We've made great progress on our mysterious tool. And it has a name! Some cool design motifs are flowing from that, which in turn means we can really push the user experience design issues over the next day and a half (though we've already been making lots of design decisions on the hoof so we can keep dev moving). The Outreach team have also been doing some great communications work, including a Press Release and have lots more in the pipeline. The Dev/Design team did a demo of our work for the Outreach team before dinner – there are lots of little things but the general framework of the tool works as it should – it's amazing how far we've come since lunchtime yesterday.  We still need to do a full deployment (server issues, blah blah), and I'll feel a lot better when we've got that process working and then running smoothly, so that we can keep deploying as we finish major features up to a few hours before launch rather than doing it at the end in a mad panic. I don't know how people managed code before source control – not only does Github manage versions for it, it makes pulling in code from different people so much easier.

There's lots to tackle on many different fronts, and it may still end up in a mad rush at the end, but right now, the Dev/Design team is humming along. I've been so impressed with the way people have coped with some pretty intense requirements for working with unfamiliar languages or frameworks, and with high levels of uncertainty in a chaotic environment.  I'm trying to keep track of things in Github (with Meghan and Brian as brilliant 'got my back' PMs) and keep the key current tasks on a whiteboard so that people know exactly what they need to be getting done at any time. Now that the Outreach team have worked through the key descriptive texts, name and tagline we'll need to coordinate content production – particularly documentation, microcopy to guide people through the process – really closely, which will probably get tricky as time is short and our tasks are many, but given the people gathered together for OWOT, I have faith that we'll make it work.

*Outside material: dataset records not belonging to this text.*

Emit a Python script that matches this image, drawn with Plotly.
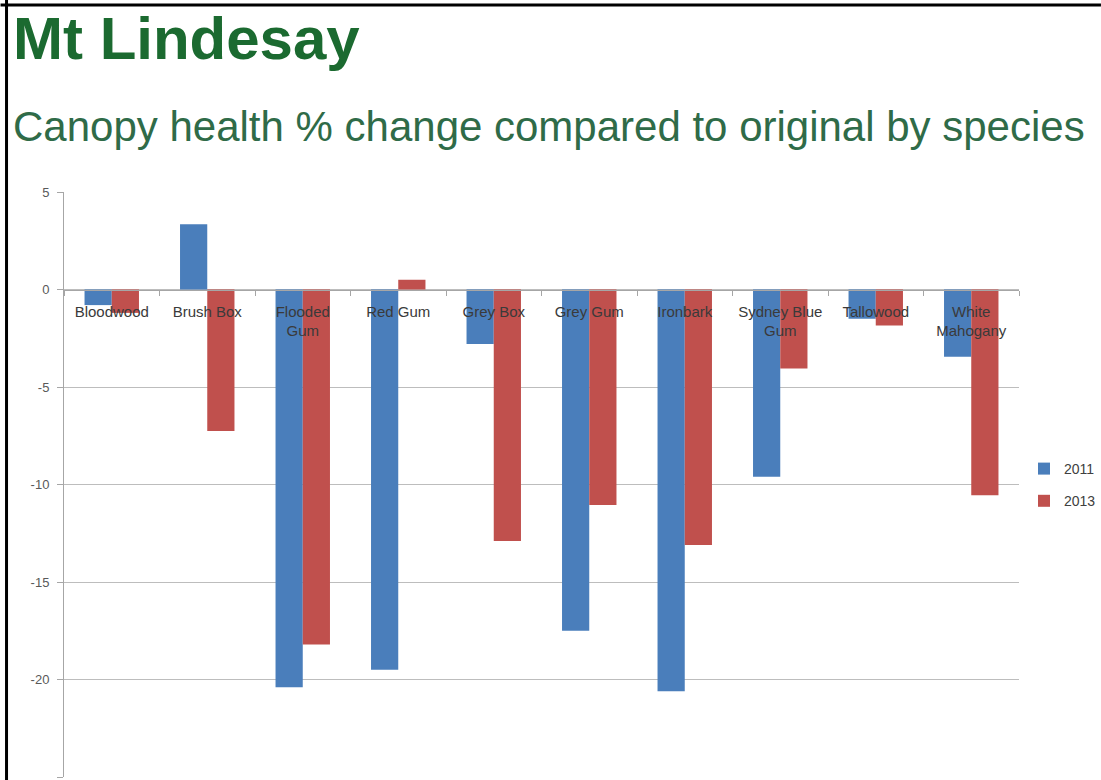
import plotly.graph_objects as go

# Canopy health change (%) by species, relative to the original survey
species = ["Bloodwood", "Brush Box", "Flooded<br>Gum", "Red Gum", "Grey Box",
           "Grey Gum", "Ironbark", "Sydney Blue<br>Gum", "Tallowood", "White<br>Mahogany"]
change_2011 = [-0.8, 3.35, -20.4, -19.5, -2.8, -17.5, -20.6, -9.6, -1.5, -3.45]
change_2013 = [-1.2, -7.25, -18.2, 0.5, -12.9, -11.05, -13.1, -4.05, -1.85, -10.55]

y_ticks = [5, 0, -5, -10, -15, -20, -25]
y_tick_text = ["5", "0", "-5", "-10", "-15", "-20", "-25"]
y_min, y_max = -25, 5

W, H = 1101, 780
M_L, M_R, M_T, M_B = 63.5, 82, 192, 3
plot_w = W - M_L - M_R
plot_h = H - M_T - M_B


def px_x(px):
    return (px - M_L) / plot_w


def px_y(py):
    return (H - M_B - py) / plot_h


BLUE = "#4A7EBB"
RED = "#C0504D"
TITLE_GREEN = "#1B6A30"
SUB_GREEN = "#2F6B48"
FONT = "Liberation Sans, Arial, sans-serif"

fig = go.Figure()
fig.add_trace(go.Bar(x=species, y=change_2011, name="2011", marker_color=BLUE,
                     marker_line_width=0, legendgroup="a"))
fig.add_trace(go.Bar(x=species, y=change_2013, name="2013", marker_color=RED,
                     marker_line_width=0, legendgroup="b"))

fig.update_layout(
    width=W, height=H,
    margin=dict(l=M_L, r=M_R, t=M_T, b=M_B, autoexpand=False),
    paper_bgcolor="white", plot_bgcolor="white",
    barmode="group", bargap=0.43, bargroupgap=0,
    font=dict(family=FONT, color="#404040"),
    legend=dict(x=px_x(1024), xanchor="left", y=px_y(485), yanchor="middle",
                font=dict(size=14, color="#404040"), tracegroupgap=11,
                itemwidth=30, bgcolor="rgba(0,0,0,0)"),
)

fig.update_xaxes(
    type="category", anchor="free",
    position=(0 - y_min) / (y_max - y_min),
    showline=True, linecolor="#A6A6A6", linewidth=1,
    ticks="outside", tickson="boundaries", ticklen=5, tickcolor="#A6A6A6",
    showgrid=False, tickfont=dict(size=15, color="#3A3A3A"),
    ticklabelstandoff=8,
)
fig.update_yaxes(
    range=[y_min, y_max], tickvals=y_ticks, ticktext=y_tick_text,
    showline=True, linecolor="#A6A6A6", linewidth=1,
    ticks="outside", ticklen=6, tickcolor="#A6A6A6",
    showgrid=True, gridcolor="#BDBDBD", gridwidth=1, zeroline=False,
    tickfont=dict(size=13, color="#595959"), ticklabelstandoff=5,
)

# Headings
fig.add_annotation(text="<b>Mt Lindesay</b>", xref="paper", yref="paper",
                   x=px_x(10), y=px_y(38), xanchor="left", yanchor="middle",
                   showarrow=False, font=dict(size=60, color=TITLE_GREEN, family=FONT))
fig.add_annotation(text="Canopy health % change compared to original by species",
                   xref="paper", yref="paper", x=px_x(10), y=px_y(127),
                   xanchor="left", yanchor="middle", showarrow=False,
                   font=dict(size=42, color=SUB_GREEN, family=FONT))

# Frame lines along the top and left edges
fig.add_shape(type="line", xref="paper", yref="paper",
              x0=px_x(0), x1=px_x(W), y0=px_y(5), y1=px_y(5),
              line=dict(color="black", width=3))
fig.add_shape(type="line", xref="paper", yref="paper",
              x0=px_x(6), x1=px_x(6), y0=px_y(0), y1=px_y(H),
              line=dict(color="black", width=3))

fig.write_html("out.html")
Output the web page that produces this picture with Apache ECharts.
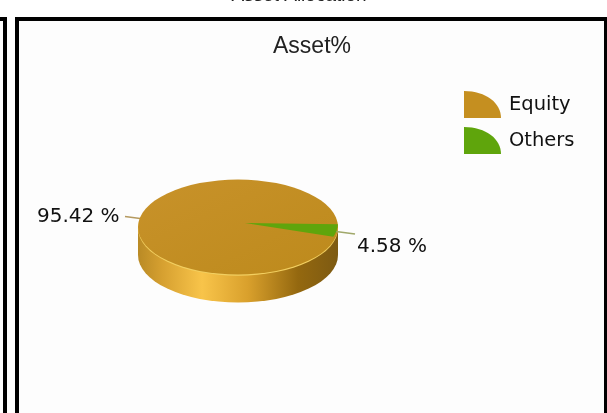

Things I have learnt today: despite two years working on a PhD in digital humanities/digital history, I still have a brain full of technical stuff – it's a relief to realise it hasn't atrophied through lack of use. I've also realised how much the work I've done designing workshops and teaching since starting my PhD have fed into how I work with teams, though it's hard right now to quantify exactly *how*. Finally, it's re-affirmed just how much I like making things – but also that it's important to make those things in the company of people who are scholarly (or at least thoughtful) about subjects beyond tech and inter-disciplinary, and ideally to make things that engage the public as well as researchers. As the end of my PhD approaches, it's been really useful to step back into this world for a week, and I'll definitely draw on it when figuring out what to do after the PhD. If someone could just start a CHNM in the UK, I'd be very happy.

I still can't tell you what we're making, but I *can* tell you that one of these photos in this post contains a clue (and they all definitely have nothing to do with mild lightheadedness at the end of a long day).